Reproduce the first line and every line after it, exactly, through the one containing "Chart.register(...registerables);". Leave out the rest.

Information provided >>
%%

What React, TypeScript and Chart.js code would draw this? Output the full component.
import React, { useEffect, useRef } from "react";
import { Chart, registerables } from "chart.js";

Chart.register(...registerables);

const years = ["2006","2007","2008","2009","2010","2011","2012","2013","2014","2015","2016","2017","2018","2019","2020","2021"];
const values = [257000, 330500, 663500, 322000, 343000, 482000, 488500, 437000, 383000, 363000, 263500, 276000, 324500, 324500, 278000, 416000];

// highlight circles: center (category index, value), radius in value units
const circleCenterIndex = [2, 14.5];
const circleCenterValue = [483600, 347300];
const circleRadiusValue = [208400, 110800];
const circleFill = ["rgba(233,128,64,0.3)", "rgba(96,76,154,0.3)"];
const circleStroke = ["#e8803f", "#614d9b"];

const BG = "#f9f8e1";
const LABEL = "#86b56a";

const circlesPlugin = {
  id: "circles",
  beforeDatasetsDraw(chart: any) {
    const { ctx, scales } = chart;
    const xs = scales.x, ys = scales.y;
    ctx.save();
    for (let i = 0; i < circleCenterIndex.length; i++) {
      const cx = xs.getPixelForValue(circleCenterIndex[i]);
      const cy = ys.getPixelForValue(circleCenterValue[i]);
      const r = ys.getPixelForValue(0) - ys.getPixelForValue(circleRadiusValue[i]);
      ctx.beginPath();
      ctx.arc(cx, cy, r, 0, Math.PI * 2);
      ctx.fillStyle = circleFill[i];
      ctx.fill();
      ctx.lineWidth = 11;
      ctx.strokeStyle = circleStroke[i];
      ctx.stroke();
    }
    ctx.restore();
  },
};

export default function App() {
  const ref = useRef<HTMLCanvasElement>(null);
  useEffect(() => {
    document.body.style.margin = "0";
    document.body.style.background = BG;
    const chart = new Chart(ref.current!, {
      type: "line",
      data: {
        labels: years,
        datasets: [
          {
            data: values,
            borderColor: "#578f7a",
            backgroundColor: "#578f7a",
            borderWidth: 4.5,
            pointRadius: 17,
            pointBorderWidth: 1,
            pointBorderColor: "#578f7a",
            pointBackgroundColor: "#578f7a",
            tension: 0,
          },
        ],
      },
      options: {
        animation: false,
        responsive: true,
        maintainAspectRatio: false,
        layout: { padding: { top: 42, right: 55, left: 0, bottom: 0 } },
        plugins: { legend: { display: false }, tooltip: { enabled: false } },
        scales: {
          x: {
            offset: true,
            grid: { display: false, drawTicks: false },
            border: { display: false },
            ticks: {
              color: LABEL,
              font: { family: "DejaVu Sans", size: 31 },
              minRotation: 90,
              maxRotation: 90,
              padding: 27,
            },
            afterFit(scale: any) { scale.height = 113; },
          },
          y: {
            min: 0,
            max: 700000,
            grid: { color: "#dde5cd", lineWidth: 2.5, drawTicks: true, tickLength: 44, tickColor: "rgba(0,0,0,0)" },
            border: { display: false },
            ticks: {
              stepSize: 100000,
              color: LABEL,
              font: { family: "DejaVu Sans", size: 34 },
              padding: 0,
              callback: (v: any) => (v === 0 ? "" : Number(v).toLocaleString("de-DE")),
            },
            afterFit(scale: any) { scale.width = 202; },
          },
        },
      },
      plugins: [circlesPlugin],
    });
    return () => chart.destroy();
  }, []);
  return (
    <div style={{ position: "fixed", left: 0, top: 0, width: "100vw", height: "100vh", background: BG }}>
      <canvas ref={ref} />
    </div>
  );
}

%%

Expected answer >>
What React, TypeScript and Chart.js code would draw this? Output the full component.
import React, { useEffect, useRef } from "react";
import { Chart, registerables } from "chart.js";

Chart.register(...registerables);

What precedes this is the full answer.